■ Direction ■
From the records below, please print only the lines from the one containing "Reproduce this chart with matplotlib." through the one containing "import matplotlib.pyplot as plt", both included. Skip the pictures.

■ Exercise materials ■

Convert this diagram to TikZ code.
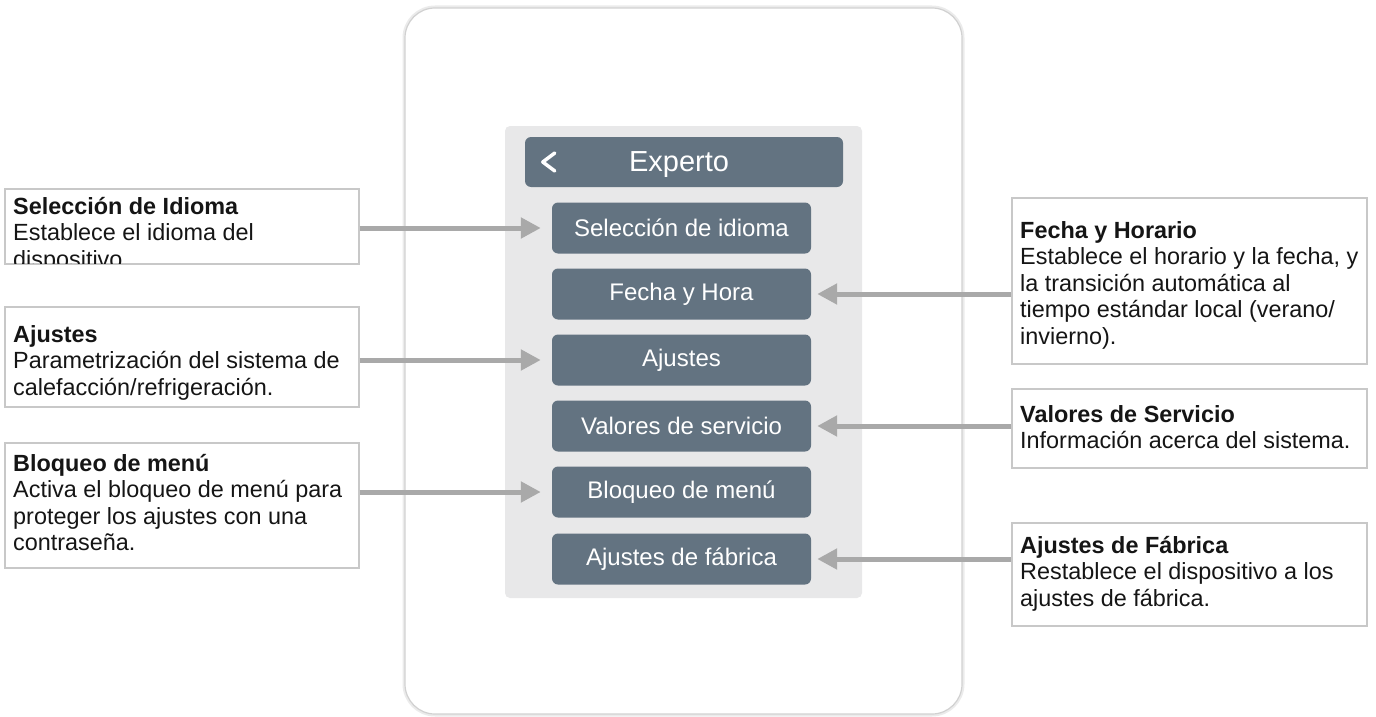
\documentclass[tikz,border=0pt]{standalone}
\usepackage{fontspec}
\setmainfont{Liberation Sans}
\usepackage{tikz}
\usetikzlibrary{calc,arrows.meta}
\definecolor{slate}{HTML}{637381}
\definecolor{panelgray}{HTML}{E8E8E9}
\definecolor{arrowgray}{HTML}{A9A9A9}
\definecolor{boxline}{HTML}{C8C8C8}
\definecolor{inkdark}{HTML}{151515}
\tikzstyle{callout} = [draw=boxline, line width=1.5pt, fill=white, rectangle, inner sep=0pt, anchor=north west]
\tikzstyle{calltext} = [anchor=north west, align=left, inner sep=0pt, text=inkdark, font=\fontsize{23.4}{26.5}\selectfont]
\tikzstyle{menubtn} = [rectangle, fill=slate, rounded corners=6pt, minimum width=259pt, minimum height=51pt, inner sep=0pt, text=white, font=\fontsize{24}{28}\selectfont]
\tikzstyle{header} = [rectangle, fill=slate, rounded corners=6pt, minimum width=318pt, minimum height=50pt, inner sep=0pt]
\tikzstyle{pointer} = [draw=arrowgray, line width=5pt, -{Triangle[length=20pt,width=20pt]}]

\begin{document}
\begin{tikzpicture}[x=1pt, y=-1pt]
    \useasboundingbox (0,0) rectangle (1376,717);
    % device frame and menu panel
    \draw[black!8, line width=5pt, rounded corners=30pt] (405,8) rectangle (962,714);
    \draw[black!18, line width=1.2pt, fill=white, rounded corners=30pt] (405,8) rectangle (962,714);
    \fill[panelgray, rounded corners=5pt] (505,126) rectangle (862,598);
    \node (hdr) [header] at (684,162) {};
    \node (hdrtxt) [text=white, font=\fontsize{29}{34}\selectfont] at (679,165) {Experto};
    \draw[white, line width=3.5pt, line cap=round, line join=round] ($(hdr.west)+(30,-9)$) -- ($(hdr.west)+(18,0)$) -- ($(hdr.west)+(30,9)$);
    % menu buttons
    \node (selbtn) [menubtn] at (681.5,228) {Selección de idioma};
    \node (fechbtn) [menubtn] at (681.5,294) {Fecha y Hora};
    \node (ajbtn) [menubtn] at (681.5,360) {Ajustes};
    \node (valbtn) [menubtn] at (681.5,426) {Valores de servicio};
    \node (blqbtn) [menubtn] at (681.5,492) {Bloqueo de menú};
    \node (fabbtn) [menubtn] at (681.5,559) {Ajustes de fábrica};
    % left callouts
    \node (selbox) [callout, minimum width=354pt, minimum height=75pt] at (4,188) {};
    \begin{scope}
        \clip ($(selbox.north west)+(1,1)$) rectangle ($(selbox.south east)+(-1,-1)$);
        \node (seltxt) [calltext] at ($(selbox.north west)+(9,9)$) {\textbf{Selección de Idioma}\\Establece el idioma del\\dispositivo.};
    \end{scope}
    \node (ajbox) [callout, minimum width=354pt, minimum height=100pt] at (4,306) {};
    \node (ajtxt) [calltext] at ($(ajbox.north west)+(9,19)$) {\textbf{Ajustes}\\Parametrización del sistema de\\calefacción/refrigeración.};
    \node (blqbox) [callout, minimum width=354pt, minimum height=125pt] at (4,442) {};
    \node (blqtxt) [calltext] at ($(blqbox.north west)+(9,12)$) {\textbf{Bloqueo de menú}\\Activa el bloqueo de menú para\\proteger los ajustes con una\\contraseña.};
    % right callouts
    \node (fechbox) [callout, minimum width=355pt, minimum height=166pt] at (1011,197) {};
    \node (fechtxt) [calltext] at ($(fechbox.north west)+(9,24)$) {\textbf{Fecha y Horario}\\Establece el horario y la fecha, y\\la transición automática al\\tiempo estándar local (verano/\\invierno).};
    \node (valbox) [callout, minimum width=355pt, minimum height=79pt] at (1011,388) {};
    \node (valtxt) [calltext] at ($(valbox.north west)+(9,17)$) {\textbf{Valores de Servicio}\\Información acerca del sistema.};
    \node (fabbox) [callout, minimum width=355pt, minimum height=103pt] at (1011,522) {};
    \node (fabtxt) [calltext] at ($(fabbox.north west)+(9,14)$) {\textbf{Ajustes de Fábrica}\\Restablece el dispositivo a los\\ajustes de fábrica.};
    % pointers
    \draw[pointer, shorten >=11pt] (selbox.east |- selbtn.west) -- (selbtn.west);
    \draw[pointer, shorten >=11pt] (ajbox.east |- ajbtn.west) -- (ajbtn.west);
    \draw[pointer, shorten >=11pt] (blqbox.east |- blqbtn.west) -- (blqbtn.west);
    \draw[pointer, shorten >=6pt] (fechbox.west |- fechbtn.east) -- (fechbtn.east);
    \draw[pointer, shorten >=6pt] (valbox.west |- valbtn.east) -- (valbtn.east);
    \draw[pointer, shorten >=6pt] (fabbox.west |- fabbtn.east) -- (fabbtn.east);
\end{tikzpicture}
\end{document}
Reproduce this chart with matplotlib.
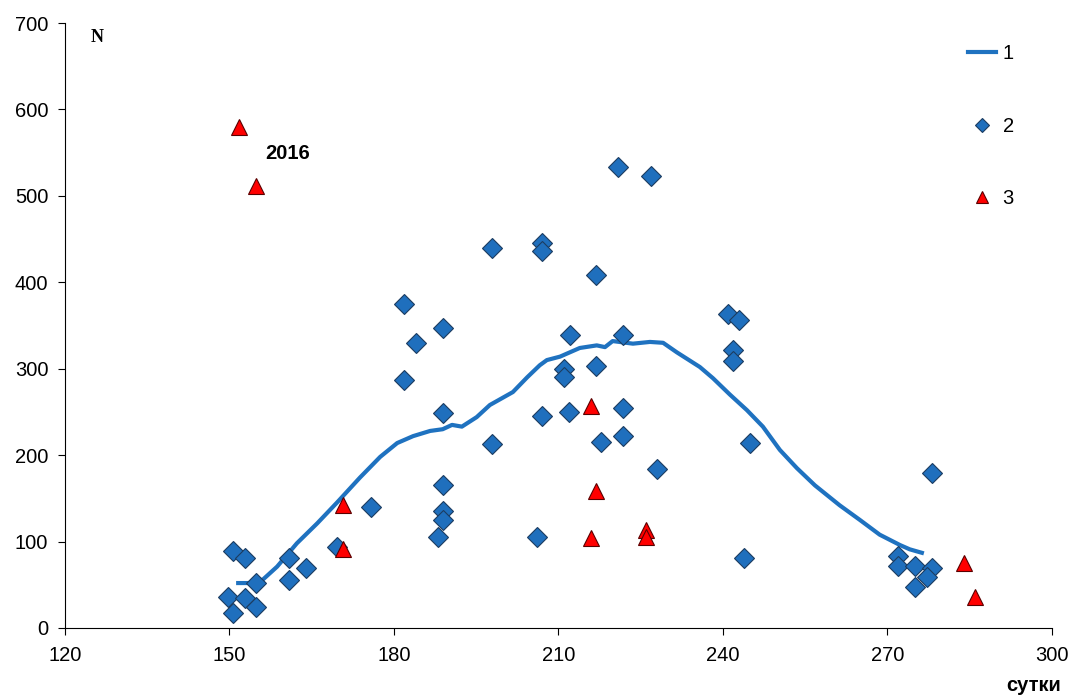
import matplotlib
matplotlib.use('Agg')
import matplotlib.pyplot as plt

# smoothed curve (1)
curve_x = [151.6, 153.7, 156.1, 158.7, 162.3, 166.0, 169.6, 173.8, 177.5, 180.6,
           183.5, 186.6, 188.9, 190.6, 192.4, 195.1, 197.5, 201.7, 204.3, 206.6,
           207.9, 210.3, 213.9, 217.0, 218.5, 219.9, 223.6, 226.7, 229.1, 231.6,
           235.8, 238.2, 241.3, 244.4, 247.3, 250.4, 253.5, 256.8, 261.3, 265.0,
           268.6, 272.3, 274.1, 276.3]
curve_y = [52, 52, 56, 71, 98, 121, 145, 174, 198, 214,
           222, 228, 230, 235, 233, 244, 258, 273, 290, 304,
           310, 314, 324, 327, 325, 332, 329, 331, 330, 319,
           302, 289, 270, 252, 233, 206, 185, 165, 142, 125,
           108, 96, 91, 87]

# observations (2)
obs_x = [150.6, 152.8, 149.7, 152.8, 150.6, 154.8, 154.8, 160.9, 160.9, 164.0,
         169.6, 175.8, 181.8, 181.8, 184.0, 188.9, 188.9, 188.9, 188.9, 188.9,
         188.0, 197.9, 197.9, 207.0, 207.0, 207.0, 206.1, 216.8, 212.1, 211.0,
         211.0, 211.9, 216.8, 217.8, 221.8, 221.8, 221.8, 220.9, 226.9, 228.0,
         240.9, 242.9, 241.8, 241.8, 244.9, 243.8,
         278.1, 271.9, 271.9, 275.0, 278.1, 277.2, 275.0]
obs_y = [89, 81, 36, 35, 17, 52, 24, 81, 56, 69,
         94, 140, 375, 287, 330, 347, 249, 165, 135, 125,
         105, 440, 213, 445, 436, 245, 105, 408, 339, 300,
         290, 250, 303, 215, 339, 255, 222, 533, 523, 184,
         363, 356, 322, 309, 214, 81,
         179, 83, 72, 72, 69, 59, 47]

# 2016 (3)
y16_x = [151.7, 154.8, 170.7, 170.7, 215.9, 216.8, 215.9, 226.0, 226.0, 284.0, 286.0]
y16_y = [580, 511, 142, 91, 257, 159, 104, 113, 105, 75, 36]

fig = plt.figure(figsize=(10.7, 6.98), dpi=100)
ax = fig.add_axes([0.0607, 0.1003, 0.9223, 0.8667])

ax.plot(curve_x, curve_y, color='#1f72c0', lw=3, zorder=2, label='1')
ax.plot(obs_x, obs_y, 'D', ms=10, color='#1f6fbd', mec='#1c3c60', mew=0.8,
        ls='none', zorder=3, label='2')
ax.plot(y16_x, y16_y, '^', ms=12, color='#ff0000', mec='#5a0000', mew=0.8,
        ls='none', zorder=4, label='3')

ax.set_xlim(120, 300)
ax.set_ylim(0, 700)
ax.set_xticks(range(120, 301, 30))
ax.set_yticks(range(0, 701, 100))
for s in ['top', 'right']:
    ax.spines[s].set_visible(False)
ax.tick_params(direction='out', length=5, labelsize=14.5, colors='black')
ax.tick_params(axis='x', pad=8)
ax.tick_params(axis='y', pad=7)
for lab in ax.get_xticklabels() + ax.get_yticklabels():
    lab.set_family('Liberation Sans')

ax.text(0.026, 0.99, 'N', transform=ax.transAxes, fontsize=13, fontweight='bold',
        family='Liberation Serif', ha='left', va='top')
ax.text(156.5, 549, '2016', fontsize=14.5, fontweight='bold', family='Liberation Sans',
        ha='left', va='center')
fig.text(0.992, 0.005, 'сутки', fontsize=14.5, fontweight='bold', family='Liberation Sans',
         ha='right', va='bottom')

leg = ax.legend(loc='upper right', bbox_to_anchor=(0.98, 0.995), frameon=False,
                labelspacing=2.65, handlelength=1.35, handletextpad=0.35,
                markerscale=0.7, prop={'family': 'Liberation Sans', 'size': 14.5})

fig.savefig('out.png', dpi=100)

■ Task result ■
Reproduce this chart with matplotlib.
import matplotlib
matplotlib.use('Agg')
import matplotlib.pyplot as plt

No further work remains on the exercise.